* _What you need to do_
Copy out the entries exactly, from the first line to the last.

* _The records_

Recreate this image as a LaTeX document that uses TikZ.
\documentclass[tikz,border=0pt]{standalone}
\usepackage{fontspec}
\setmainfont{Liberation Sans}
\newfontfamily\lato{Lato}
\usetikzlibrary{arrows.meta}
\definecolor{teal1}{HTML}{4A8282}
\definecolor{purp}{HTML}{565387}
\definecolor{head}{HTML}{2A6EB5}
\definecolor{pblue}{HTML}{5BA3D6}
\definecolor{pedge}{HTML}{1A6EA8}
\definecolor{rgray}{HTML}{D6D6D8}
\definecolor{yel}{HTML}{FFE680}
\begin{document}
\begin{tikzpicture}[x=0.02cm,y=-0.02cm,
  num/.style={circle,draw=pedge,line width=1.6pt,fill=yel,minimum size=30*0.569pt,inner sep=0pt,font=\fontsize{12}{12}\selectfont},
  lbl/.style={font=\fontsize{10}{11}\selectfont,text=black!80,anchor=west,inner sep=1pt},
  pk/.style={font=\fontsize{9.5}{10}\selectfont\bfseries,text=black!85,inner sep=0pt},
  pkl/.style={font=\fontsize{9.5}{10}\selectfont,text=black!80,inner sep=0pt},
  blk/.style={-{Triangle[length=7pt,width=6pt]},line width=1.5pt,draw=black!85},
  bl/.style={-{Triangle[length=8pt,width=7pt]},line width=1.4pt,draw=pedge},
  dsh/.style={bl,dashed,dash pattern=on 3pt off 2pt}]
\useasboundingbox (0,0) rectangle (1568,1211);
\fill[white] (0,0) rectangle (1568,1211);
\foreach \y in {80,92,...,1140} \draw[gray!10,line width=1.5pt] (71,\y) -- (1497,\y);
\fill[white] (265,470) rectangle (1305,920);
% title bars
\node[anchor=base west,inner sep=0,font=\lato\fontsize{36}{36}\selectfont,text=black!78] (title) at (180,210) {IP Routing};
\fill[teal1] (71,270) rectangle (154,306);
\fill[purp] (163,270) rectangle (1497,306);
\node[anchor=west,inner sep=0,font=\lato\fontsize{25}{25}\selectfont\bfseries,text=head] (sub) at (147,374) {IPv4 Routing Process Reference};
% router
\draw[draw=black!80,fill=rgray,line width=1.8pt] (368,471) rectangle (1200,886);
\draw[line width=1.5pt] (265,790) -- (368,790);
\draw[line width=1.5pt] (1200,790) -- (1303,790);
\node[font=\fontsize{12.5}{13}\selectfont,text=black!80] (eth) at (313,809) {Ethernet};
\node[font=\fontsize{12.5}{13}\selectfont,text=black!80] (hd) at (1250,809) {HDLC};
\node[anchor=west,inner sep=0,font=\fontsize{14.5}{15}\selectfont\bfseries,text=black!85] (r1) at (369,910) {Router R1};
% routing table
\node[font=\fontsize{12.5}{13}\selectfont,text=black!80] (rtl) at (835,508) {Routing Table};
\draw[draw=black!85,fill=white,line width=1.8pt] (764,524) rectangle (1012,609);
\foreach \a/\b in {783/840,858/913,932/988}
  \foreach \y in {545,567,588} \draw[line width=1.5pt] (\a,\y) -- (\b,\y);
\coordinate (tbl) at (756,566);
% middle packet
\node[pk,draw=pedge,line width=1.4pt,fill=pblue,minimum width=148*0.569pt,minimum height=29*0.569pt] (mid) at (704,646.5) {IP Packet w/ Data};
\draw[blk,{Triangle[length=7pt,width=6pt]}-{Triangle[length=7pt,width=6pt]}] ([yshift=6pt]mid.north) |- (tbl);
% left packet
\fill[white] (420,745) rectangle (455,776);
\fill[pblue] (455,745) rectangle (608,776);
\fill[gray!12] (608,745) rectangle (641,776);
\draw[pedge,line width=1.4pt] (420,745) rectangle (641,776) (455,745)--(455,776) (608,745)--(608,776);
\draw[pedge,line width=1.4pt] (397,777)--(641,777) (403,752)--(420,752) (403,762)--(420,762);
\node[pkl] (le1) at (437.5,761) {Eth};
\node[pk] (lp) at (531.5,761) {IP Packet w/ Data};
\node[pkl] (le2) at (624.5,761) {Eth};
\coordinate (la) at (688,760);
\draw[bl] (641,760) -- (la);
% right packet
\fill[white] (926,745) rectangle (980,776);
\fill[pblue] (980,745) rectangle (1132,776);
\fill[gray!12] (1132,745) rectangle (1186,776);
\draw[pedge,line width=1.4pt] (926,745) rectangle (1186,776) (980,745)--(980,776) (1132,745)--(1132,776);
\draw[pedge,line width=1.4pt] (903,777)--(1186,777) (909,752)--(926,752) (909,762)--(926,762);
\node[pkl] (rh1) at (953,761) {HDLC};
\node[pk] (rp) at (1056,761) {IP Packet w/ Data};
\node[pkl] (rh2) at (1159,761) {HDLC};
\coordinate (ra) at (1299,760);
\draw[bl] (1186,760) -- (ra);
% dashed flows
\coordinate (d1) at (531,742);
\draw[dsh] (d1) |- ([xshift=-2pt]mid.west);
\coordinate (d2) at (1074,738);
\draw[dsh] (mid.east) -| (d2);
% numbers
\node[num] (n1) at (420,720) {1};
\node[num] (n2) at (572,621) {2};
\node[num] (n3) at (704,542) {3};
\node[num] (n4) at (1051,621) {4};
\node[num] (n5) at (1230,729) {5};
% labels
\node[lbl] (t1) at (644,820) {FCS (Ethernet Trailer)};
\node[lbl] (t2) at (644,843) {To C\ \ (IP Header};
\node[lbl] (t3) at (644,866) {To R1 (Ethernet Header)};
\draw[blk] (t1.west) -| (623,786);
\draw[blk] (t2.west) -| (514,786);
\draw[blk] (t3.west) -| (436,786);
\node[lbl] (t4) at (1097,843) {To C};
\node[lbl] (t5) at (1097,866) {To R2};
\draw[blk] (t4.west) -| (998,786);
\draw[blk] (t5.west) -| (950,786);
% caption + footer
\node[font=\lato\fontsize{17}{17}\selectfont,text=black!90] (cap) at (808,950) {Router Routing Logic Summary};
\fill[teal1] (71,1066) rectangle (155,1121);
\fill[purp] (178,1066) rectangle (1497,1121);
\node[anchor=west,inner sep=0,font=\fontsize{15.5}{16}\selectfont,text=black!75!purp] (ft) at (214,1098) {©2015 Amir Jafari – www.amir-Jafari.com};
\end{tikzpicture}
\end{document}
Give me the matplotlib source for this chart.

* _Response for this exercise_
Recreate this image as a LaTeX document that uses TikZ.
\documentclass[tikz,border=0pt]{standalone}
\usepackage{fontspec}
\setmainfont{Liberation Sans}
\newfontfamily\lato{Lato}
\usetikzlibrary{arrows.meta}
\definecolor{teal1}{HTML}{4A8282}
\definecolor{purp}{HTML}{565387}
\definecolor{head}{HTML}{2A6EB5}
\definecolor{pblue}{HTML}{5BA3D6}
\definecolor{pedge}{HTML}{1A6EA8}
\definecolor{rgray}{HTML}{D6D6D8}
\definecolor{yel}{HTML}{FFE680}
\begin{document}
\begin{tikzpicture}[x=0.02cm,y=-0.02cm,
  num/.style={circle,draw=pedge,line width=1.6pt,fill=yel,minimum size=30*0.569pt,inner sep=0pt,font=\fontsize{12}{12}\selectfont},
  lbl/.style={font=\fontsize{10}{11}\selectfont,text=black!80,anchor=west,inner sep=1pt},
  pk/.style={font=\fontsize{9.5}{10}\selectfont\bfseries,text=black!85,inner sep=0pt},
  pkl/.style={font=\fontsize{9.5}{10}\selectfont,text=black!80,inner sep=0pt},
  blk/.style={-{Triangle[length=7pt,width=6pt]},line width=1.5pt,draw=black!85},
  bl/.style={-{Triangle[length=8pt,width=7pt]},line width=1.4pt,draw=pedge},
  dsh/.style={bl,dashed,dash pattern=on 3pt off 2pt}]
\useasboundingbox (0,0) rectangle (1568,1211);
\fill[white] (0,0) rectangle (1568,1211);
\foreach \y in {80,92,...,1140} \draw[gray!10,line width=1.5pt] (71,\y) -- (1497,\y);
\fill[white] (265,470) rectangle (1305,920);
% title bars
\node[anchor=base west,inner sep=0,font=\lato\fontsize{36}{36}\selectfont,text=black!78] (title) at (180,210) {IP Routing};
\fill[teal1] (71,270) rectangle (154,306);
\fill[purp] (163,270) rectangle (1497,306);
\node[anchor=west,inner sep=0,font=\lato\fontsize{25}{25}\selectfont\bfseries,text=head] (sub) at (147,374) {IPv4 Routing Process Reference};
% router
\draw[draw=black!80,fill=rgray,line width=1.8pt] (368,471) rectangle (1200,886);
\draw[line width=1.5pt] (265,790) -- (368,790);
\draw[line width=1.5pt] (1200,790) -- (1303,790);
\node[font=\fontsize{12.5}{13}\selectfont,text=black!80] (eth) at (313,809) {Ethernet};
\node[font=\fontsize{12.5}{13}\selectfont,text=black!80] (hd) at (1250,809) {HDLC};
\node[anchor=west,inner sep=0,font=\fontsize{14.5}{15}\selectfont\bfseries,text=black!85] (r1) at (369,910) {Router R1};
% routing table
\node[font=\fontsize{12.5}{13}\selectfont,text=black!80] (rtl) at (835,508) {Routing Table};
\draw[draw=black!85,fill=white,line width=1.8pt] (764,524) rectangle (1012,609);
\foreach \a/\b in {783/840,858/913,932/988}
  \foreach \y in {545,567,588} \draw[line width=1.5pt] (\a,\y) -- (\b,\y);
\coordinate (tbl) at (756,566);
% middle packet
\node[pk,draw=pedge,line width=1.4pt,fill=pblue,minimum width=148*0.569pt,minimum height=29*0.569pt] (mid) at (704,646.5) {IP Packet w/ Data};
\draw[blk,{Triangle[length=7pt,width=6pt]}-{Triangle[length=7pt,width=6pt]}] ([yshift=6pt]mid.north) |- (tbl);
% left packet
\fill[white] (420,745) rectangle (455,776);
\fill[pblue] (455,745) rectangle (608,776);
\fill[gray!12] (608,745) rectangle (641,776);
\draw[pedge,line width=1.4pt] (420,745) rectangle (641,776) (455,745)--(455,776) (608,745)--(608,776);
\draw[pedge,line width=1.4pt] (397,777)--(641,777) (403,752)--(420,752) (403,762)--(420,762);
\node[pkl] (le1) at (437.5,761) {Eth};
\node[pk] (lp) at (531.5,761) {IP Packet w/ Data};
\node[pkl] (le2) at (624.5,761) {Eth};
\coordinate (la) at (688,760);
\draw[bl] (641,760) -- (la);
% right packet
\fill[white] (926,745) rectangle (980,776);
\fill[pblue] (980,745) rectangle (1132,776);
\fill[gray!12] (1132,745) rectangle (1186,776);
\draw[pedge,line width=1.4pt] (926,745) rectangle (1186,776) (980,745)--(980,776) (1132,745)--(1132,776);
\draw[pedge,line width=1.4pt] (903,777)--(1186,777) (909,752)--(926,752) (909,762)--(926,762);
\node[pkl] (rh1) at (953,761) {HDLC};
\node[pk] (rp) at (1056,761) {IP Packet w/ Data};
\node[pkl] (rh2) at (1159,761) {HDLC};
\coordinate (ra) at (1299,760);
\draw[bl] (1186,760) -- (ra);
% dashed flows
\coordinate (d1) at (531,742);
\draw[dsh] (d1) |- ([xshift=-2pt]mid.west);
\coordinate (d2) at (1074,738);
\draw[dsh] (mid.east) -| (d2);
% numbers
\node[num] (n1) at (420,720) {1};
\node[num] (n2) at (572,621) {2};
\node[num] (n3) at (704,542) {3};
\node[num] (n4) at (1051,621) {4};
\node[num] (n5) at (1230,729) {5};
% labels
\node[lbl] (t1) at (644,820) {FCS (Ethernet Trailer)};
\node[lbl] (t2) at (644,843) {To C\ \ (IP Header};
\node[lbl] (t3) at (644,866) {To R1 (Ethernet Header)};
\draw[blk] (t1.west) -| (623,786);
\draw[blk] (t2.west) -| (514,786);
\draw[blk] (t3.west) -| (436,786);
\node[lbl] (t4) at (1097,843) {To C};
\node[lbl] (t5) at (1097,866) {To R2};
\draw[blk] (t4.west) -| (998,786);
\draw[blk] (t5.west) -| (950,786);
% caption + footer
\node[font=\lato\fontsize{17}{17}\selectfont,text=black!90] (cap) at (808,950) {Router Routing Logic Summary};
\fill[teal1] (71,1066) rectangle (155,1121);
\fill[purp] (178,1066) rectangle (1497,1121);
\node[anchor=west,inner sep=0,font=\fontsize{15.5}{16}\selectfont,text=black!75!purp] (ft) at (214,1098) {©2015 Amir Jafari – www.amir-Jafari.com};
\end{tikzpicture}
\end{document}
Give me the matplotlib source for this chart.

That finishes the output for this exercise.